Given problem — Copy out every line exactly, passing over the pictures.
** BEGIN **
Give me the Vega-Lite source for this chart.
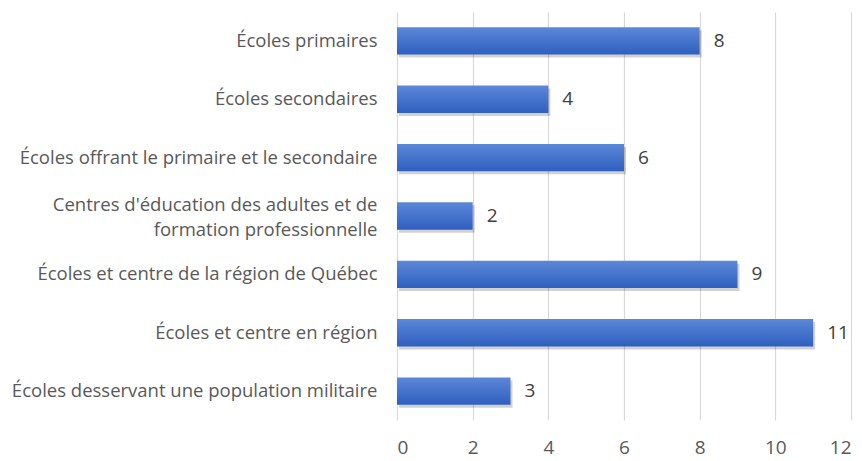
{
  "$schema": "https://vega.github.io/schema/vega-lite/v6.json",
  "width": 454,
  "height": 408,
  "autosize": {"type": "none"},
  "padding": {"left": 397, "top": 12, "right": 11, "bottom": 41},
  "background": "white",
  "config": {"view": {"stroke": null}, "font": "Open Sans"},
  "data": {
    "values": [
      {"cat": "Écoles primaires", "n": 8},
      {"cat": "Écoles secondaires", "n": 4},
      {"cat": "Écoles offrant le primaire et le secondaire", "n": 6},
      {"cat": "Centres d'éducation des adultes et de|formation professionnelle", "n": 2},
      {"cat": "Écoles et centre de la région de Québec", "n": 9},
      {"cat": "Écoles et centre en région", "n": 11},
      {"cat": "Écoles desservant une population militaire", "n": 3}
    ]
  },
  "encoding": {
    "y": {
      "field": "cat", "type": "nominal", "sort": null,
      "scale": {"paddingInner": 0.53, "paddingOuter": 0.26},
      "axis": {
        "title": null, "domain": false, "ticks": false, "labelPadding": 20,
        "labelExpr": "split(datum.value, '|')",
        "labelFontSize": 18.5, "labelColor": "#595959", "labelLimit": 400, "labelLineHeight": 25,
        "labelOffset": {"expr": "indexof(datum.value, '|') >= 0 ? -11 : 0"}
      }
    },
    "x": {
      "field": "n", "type": "quantitative",
      "scale": {"domain": [0, 12]},
      "axis": {
        "title": null, "values": [0, 2, 4, 6, 8, 10, 12], "labelOverlap": false,
        "domain": false, "ticks": false, "gridColor": "#d9d9d9", "gridWidth": 1.2,
        "labelFontSize": 19, "labelColor": "#595959", "labelPadding": 18
      }
    }
  },
  "layer": [
    {
      "mark": {"type": "bar", "color": "#000000", "opacity": 0.18, "xOffset": 2, "yOffset": 3}
    },
    {
      "mark": {
        "type": "bar",
        "color": {
          "gradient": "linear", "x1": 0, "y1": 0, "x2": 0, "y2": 1,
          "stops": [{"offset": 0, "color": "#5c88d8"}, {"offset": 1, "color": "#2f5fc0"}]
        }
      }
    },
    {
      "mark": {"type": "text", "align": "left", "dx": 14, "fontSize": 19, "color": "#404040"},
      "encoding": {"text": {"field": "n", "type": "quantitative"}}
    }
  ]
}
** END **
Written solution —
Give me the Vega-Lite source for this chart.
{
  "$schema": "https://vega.github.io/schema/vega-lite/v6.json",
  "width": 454,
  "height": 408,
  "autosize": {"type": "none"},
  "padding": {"left": 397, "top": 12, "right": 11, "bottom": 41},
  "background": "white",
  "config": {"view": {"stroke": null}, "font": "Open Sans"},
  "data": {
    "values": [
      {"cat": "Écoles primaires", "n": 8},
      {"cat": "Écoles secondaires", "n": 4},
      {"cat": "Écoles offrant le primaire et le secondaire", "n": 6},
      {"cat": "Centres d'éducation des adultes et de|formation professionnelle", "n": 2},
      {"cat": "Écoles et centre de la région de Québec", "n": 9},
      {"cat": "Écoles et centre en région", "n": 11},
      {"cat": "Écoles desservant une population militaire", "n": 3}
    ]
  },
  "encoding": {
    "y": {
      "field": "cat", "type": "nominal", "sort": null,
      "scale": {"paddingInner": 0.53, "paddingOuter": 0.26},
      "axis": {
        "title": null, "domain": false, "ticks": false, "labelPadding": 20,
        "labelExpr": "split(datum.value, '|')",
        "labelFontSize": 18.5, "labelColor": "#595959", "labelLimit": 400, "labelLineHeight": 25,
        "labelOffset": {"expr": "indexof(datum.value, '|') >= 0 ? -11 : 0"}
      }
    },
    "x": {
      "field": "n", "type": "quantitative",
      "scale": {"domain": [0, 12]},
      "axis": {
        "title": null, "values": [0, 2, 4, 6, 8, 10, 12], "labelOverlap": false,
        "domain": false, "ticks": false, "gridColor": "#d9d9d9", "gridWidth": 1.2,
        "labelFontSize": 19, "labelColor": "#595959", "labelPadding": 18
      }
    }
  },
  "layer": [
    {
      "mark": {"type": "bar", "color": "#000000", "opacity": 0.18, "xOffset": 2, "yOffset": 3}
    },
    {
      "mark": {
        "type": "bar",
        "color": {
          "gradient": "linear", "x1": 0, "y1": 0, "x2": 0, "y2": 1,
          "stops": [{"offset": 0, "color": "#5c88d8"}, {"offset": 1, "color": "#2f5fc0"}]
        }
      }
    },
    {
      "mark": {"type": "text", "align": "left", "dx": 14, "fontSize": 19, "color": "#404040"},
      "encoding": {"text": {"field": "n", "type": "quantitative"}}
    }
  ]
}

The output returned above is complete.